‘FUTURE- READY’
   Date :23-May-2024

FUTURE 
 
 
 
 
THE key to making the Indian Army “Future-Ready” is in the country’s glorious history and tradition of statecraft and the science of warfare. This is the inference the Indian Army arrived at as it delved deeper into battles of Mahabharata, epics heroic exploits of great military figures. The idea was not just to understand the details of past warfare -- since such exercise is traditionally conducted by most Armed Forces around the world. In what it described as ‘Project Udbhav’, the Indian Army got itself engaged in serious and deep research of various intangible aspects of the art and science of warfare as practised by ancient India -- led by Chief of Army Staff General Manoj Pande. This development needs to be appreciated wholeheartedly because of its core idea. The purpose is obviously to keep the Indian Army “Future-Ready”, as the Army chief stated at a conference. Over the time, India’s strategic perception has evolved around the possibility that it may have to play a key role in geopolitical developments in the coming decades. Strategic brilliance of Indian military leaders of the past has been well known and well documented -- whose spirit the Indian Army wishes to understand for its future-readiness. There is no doubt that this scholarly approach will strengthen the Indian Army’s strategic capabilities.
 
What needs to be noted that even as Army chief General Manoj Pande talked of Project Udbhav, Chief of Defence Services (CDS) General Anil Chauhan asked all wings of the Indian Defence Forces to evolve a joint culture so that the concept of ‘Theatre Command’ could be implemented more efficiently. The idea has been fully incubated, and the leaders of the Indian Defence Forces are waiting for the green signal to start putting the idea into practical operation.
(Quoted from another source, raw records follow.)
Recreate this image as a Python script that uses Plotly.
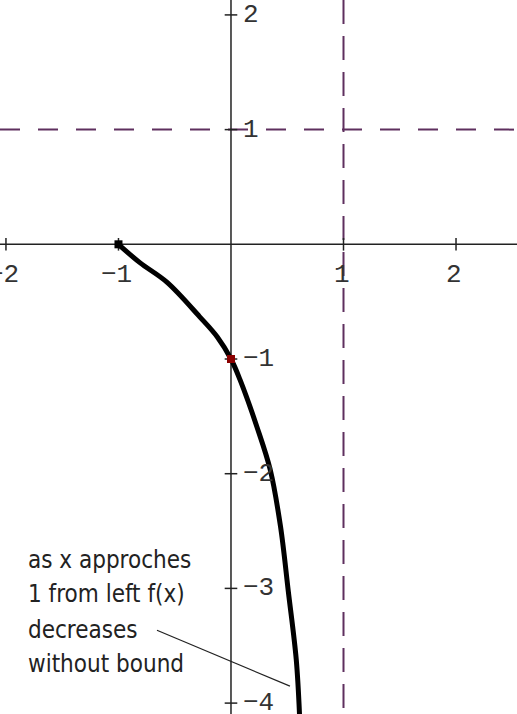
import plotly.graph_objects as go

# curve f(x)
curve_x = [-1.0, -0.81, -0.57, -0.28, -0.12, 0.0, 0.08, 0.23, 0.35, 0.44, 0.51, 0.58, 0.61]
curve_y = [0.0, -0.16, -0.33, -0.63, -0.81, -1.0, -1.18, -1.59, -1.97, -2.46, -3.03, -3.62, -4.12]

# special points
pt_black = (-1, 0)
pt_red = (0, -1)

# asymptotes
h_asym = 1
v_asym = 1

x_ticks = [-2, -1, 1, 2]
x_tick_labels = ["−2", "−1", "1", "2"]
y_ticks = [2, 1, -1, -2, -3, -4]
y_tick_labels = ["2", "1", "−1", "−2", "−3", "−4"]

note_lines = ["as x approches", "1 from left f(x)", "decreases", "without bound"]
note_y = [-2.75, -3.05, -3.36, -3.66]
note_x = -1.822

pointer_x = [-0.658, 0.524]
pointer_y = [-3.365, -3.852]

XR = [-2.053, 2.542]
YR = [-4.095, 2.13]
purple = "#5e2f5e"
axis_col = "#222222"

fig = go.Figure()

# asymptotes
fig.add_shape(type="line", x0=XR[0], x1=XR[1], y0=h_asym, y1=h_asym,
              line=dict(color=purple, width=2, dash="20px,18px"), layer="below")
fig.add_shape(type="line", x0=v_asym, x1=v_asym, y0=YR[1], y1=YR[0],
              line=dict(color=purple, width=2, dash="24px,12px"), layer="below")

# axes
fig.add_shape(type="line", x0=XR[0], x1=XR[1], y0=0, y1=0, line=dict(color=axis_col, width=1.5), layer="below")
fig.add_shape(type="line", x0=0, x1=0, y0=YR[0], y1=YR[1], line=dict(color=axis_col, width=1.5), layer="below")

# tick marks
fig.add_trace(go.Scatter(x=x_ticks, y=[0] * len(x_ticks), mode="markers",
                         marker=dict(symbol="line-ns-open", size=9, color=axis_col,
                                     line=dict(color=axis_col, width=1.5)),
                         hoverinfo="skip"))
fig.add_trace(go.Scatter(x=[0] * len(y_ticks), y=y_ticks, mode="markers",
                         marker=dict(symbol="line-ew-open", size=9, color=axis_col,
                                     line=dict(color=axis_col, width=1.5)),
                         hoverinfo="skip"))

# curve
fig.add_trace(go.Scatter(x=curve_x, y=curve_y, mode="lines",
                         line=dict(color="black", width=5, shape="spline"), hoverinfo="skip"))

# points
fig.add_trace(go.Scatter(x=[pt_black[0]], y=[pt_black[1]], mode="markers",
                         marker=dict(symbol="square", size=8, color="black")))
fig.add_trace(go.Scatter(x=[pt_red[0]], y=[pt_red[1]], mode="markers",
                         marker=dict(symbol="square", size=8, color="#8b0000")))

tick_font = dict(family="Liberation Mono, Courier New, monospace", size=26, color="#333")
for xv, lab in zip(x_ticks, x_tick_labels):
    fig.add_annotation(x=xv, y=0, text=lab, showarrow=False, xanchor="center", yanchor="middle",
                       yshift=-31, xshift=-2, font=tick_font)
for yv, lab in zip(y_ticks, y_tick_labels):
    fig.add_annotation(x=0, y=yv, text=lab, showarrow=False, xanchor="left", yanchor="middle",
                       xshift=10, font=tick_font)

# note with pointer line
note_font = dict(family="DejaVu Sans Condensed, Liberation Sans Narrow, sans-serif", size=24, color="#222")
for ty, line in zip(note_y, note_lines):
    fig.add_annotation(x=note_x, y=ty, text=line, showarrow=False, xanchor="left", yanchor="middle",
                       align="left", font=note_font)
fig.add_trace(go.Scatter(x=pointer_x, y=pointer_y, mode="lines",
                         line=dict(color=axis_col, width=1.2), hoverinfo="skip"))

fig.update_layout(
    width=517, height=714,
    margin=dict(l=0, r=0, t=0, b=0),
    paper_bgcolor="white", plot_bgcolor="white",
    showlegend=False,
    xaxis=dict(range=XR, visible=False, fixedrange=True),
    yaxis=dict(range=YR, visible=False, fixedrange=True),
)

fig.write_html("out.html", config={"displayModeBar": False},
               post_script="document.body.style.margin='0px';document.body.style.overflow='hidden';")
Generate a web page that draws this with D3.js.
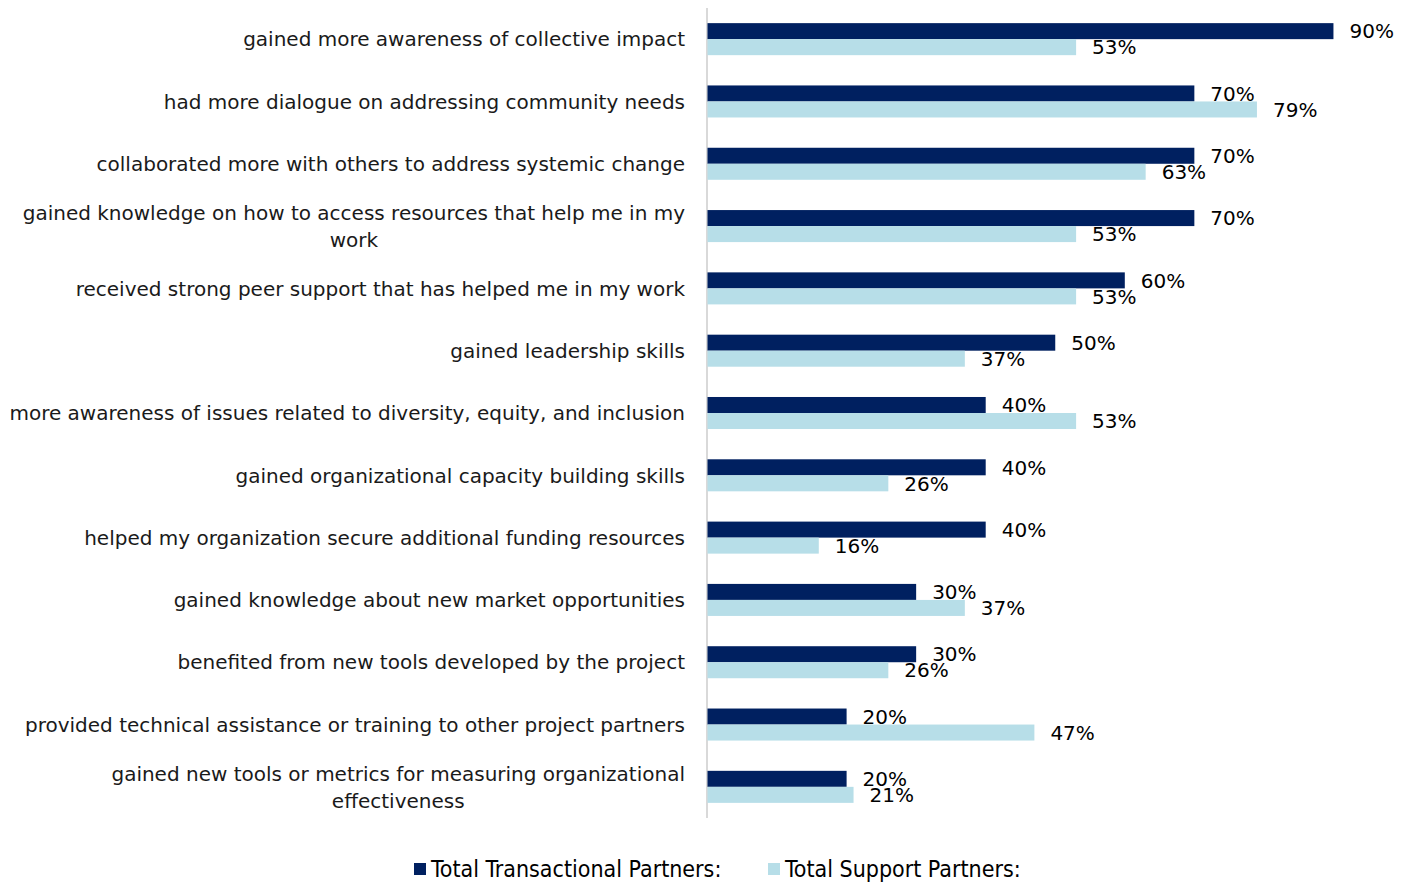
<!DOCTYPE html>
<html>
<head>
<meta charset="utf-8">
<script src="https://cdn.jsdelivr.net/npm/d3@7"></script>
<style>
  html, body { margin: 0; padding: 0; background: #ffffff; }
  svg { display: block; }
</style>
</head>
<body>
<svg id="chart" width="1411" height="882"></svg>
<script>
// Survey outcomes, share of respondents by partner type
const categories = [
  "gained more awareness of collective impact",
  "had more dialogue on addressing community needs",
  "collaborated more with others to address systemic change",
  "gained knowledge on how to access resources that help me in my work",
  "received strong peer support that has helped me in my work",
  "gained leadership skills",
  "more awareness of issues related to diversity, equity, and inclusion",
  "gained organizational capacity building skills",
  "helped my organization secure additional funding resources",
  "gained knowledge about new market opportunities",
  "benefited from new tools developed by the project",
  "provided technical assistance or training to other project partners",
  "gained new tools or metrics for measuring organizational effectiveness"
];
const transactional = [90, 70, 70, 70, 60, 50, 40, 40, 40, 30, 30, 20, 20];
const support = [53, 79, 63, 53, 53, 37, 53, 26, 16, 37, 26, 47, 21];
const seriesNames = ["Total Transactional Partners:", "Total Support Partners:"];
const seriesColors = ["#002060", "#b7dee8"];

const svg = d3.select("#chart");
const labelFont = "'DejaVu Sans', sans-serif";
const legendFont = "'Liberation Sans Narrow', 'DejaVu Sans Condensed', sans-serif";

const x = d3.scaleLinear().domain([0, 100]).range([707.5, 1403]);
const y = d3.scaleBand().domain(d3.range(categories.length))
  .range([8, 818]).paddingInner(0.486).paddingOuter(0.243);
const sub = d3.scaleBand().domain([0, 1]).range([0, y.bandwidth()]);

// vertical category axis line
svg.append("line")
  .attr("x1", x(0) - 0.5).attr("x2", x(0) - 0.5)
  .attr("y1", 8).attr("y2", 818)
  .attr("stroke", "#d9d9d9").attr("stroke-width", 2);

const rows = categories.map((c, i) => ({ i, c, vals: [transactional[i], support[i]] }));

const g = svg.selectAll("g.row").data(rows).join("g")
  .attr("class", "row")
  .attr("transform", d => `translate(0,${y(d.i)})`);

g.selectAll("rect").data(d => d.vals.map((v, k) => ({ v, k }))).join("rect")
  .attr("x", x(0))
  .attr("y", d => sub(d.k))
  .attr("width", d => x(d.v) - x(0))
  .attr("height", sub.bandwidth())
  .attr("fill", d => seriesColors[d.k]);

g.selectAll("text.val").data(d => d.vals.map((v, k) => ({ v, k }))).join("text")
  .attr("class", "val")
  .attr("x", d => x(d.v) + 16)
  .attr("y", d => sub(d.k) + sub.bandwidth() / 2)
  .attr("dy", "0.36em")
  .attr("font-family", labelFont)
  .attr("font-size", 20)
  .attr("fill", "#000")
  .text(d => d.v + "%");

// category labels, wrapped and centred within a right-aligned block
const labelRight = 685;
const maxWidth = 680;
const lineH = 27;
const labels = svg.append("g");
rows.forEach(d => {
  const t = labels.append("text")
    .attr("font-family", labelFont)
    .attr("font-size", 20)
    .attr("fill", "#1a1a1a");
  const words = d.c.split(" ");
  const lines = [];
  let cur = [];
  const probe = t.append("tspan");
  words.forEach(w => {
    const test = cur.concat(w).join(" ");
    probe.text(test);
    if (probe.node().getComputedTextLength() > maxWidth && cur.length) {
      lines.push(cur.join(" "));
      cur = [w];
    } else cur.push(w);
  });
  lines.push(cur.join(" "));
  probe.remove();
  const widths = lines.map(s => { const p = t.append("tspan").text(s); const w = p.node().getComputedTextLength(); p.remove(); return w; });
  const blockW = d3.max(widths);
  const cx = labelRight - blockW / 2;
  const cy = y(d.i) + y.bandwidth() / 2;
  lines.forEach((s, k) => {
    t.append("tspan")
      .attr("x", cx)
      .attr("text-anchor", "middle")
      .attr("y", cy + (k - (lines.length - 1) / 2) * lineH)
      .attr("dy", "0.36em")
      .text(s);
  });
});

// legend
const legend = svg.append("g");
const legendX = [414, 768];
seriesNames.forEach((name, k) => {
  legend.append("rect")
    .attr("x", legendX[k]).attr("y", 863)
    .attr("width", 12).attr("height", 12)
    .attr("fill", seriesColors[k]);
  legend.append("text")
    .attr("x", legendX[k] + 17).attr("y", 869)
    .attr("dy", "0.36em")
    .attr("font-family", legendFont)
    .attr("font-size", 23)
    .attr("fill", "#000")
    .text(name);
});
</script>
</body>
</html>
The basic condition is a joint cultural ecosystem that will facilitate smoother, more efficient operations -- in peace or war. Hence the appeal by General Anil Chauhan to the Forces to make special efforts to evolve a joint culture that would provide a foundation for action in future conflicts or geopolitical stress points. It must be admitted that the Indian Armed Forces did not take such an approach at any time in the past since Independence. With national leadership only marginally interested in developments on the strategic front, the Indian Armed Forces were traditional in their approach and rather sectarian in the handling of their own issues and operations. Rarely were there combined operations that tested the collaborative capabilities of the various wings.
 
In the past 8-10 years, however, India’s national leadership evolved the philosophy of using military diplomacy as as a strategic tool from the point of strength. This evolution became the source-point of the concept of theatre commands (which otherwise lay dormant in files in some godforsaken places in the Ministry of Defence). Now, India’s national and military leaderships are working in tandem to make the concept of theatre commands successful in every which the way. The sharing of information about Project Udbhav by General Manoj Pande and of the assertion of eagerness on the idea of theatre commands by General Anil Chauhan simultaneously was not just an accidental happening. There are reasons to believe that both the ideas are integral parts of the keen desire of the national leadership to make the Indian Armed Forces ‘Future-Ready’. The parallel insistence of the national leadership on indigenisation of defence production in full strength also needs to be considered with a sense of appreciation by the nation. Possibly for the first time, such a thought and action are being undertaken.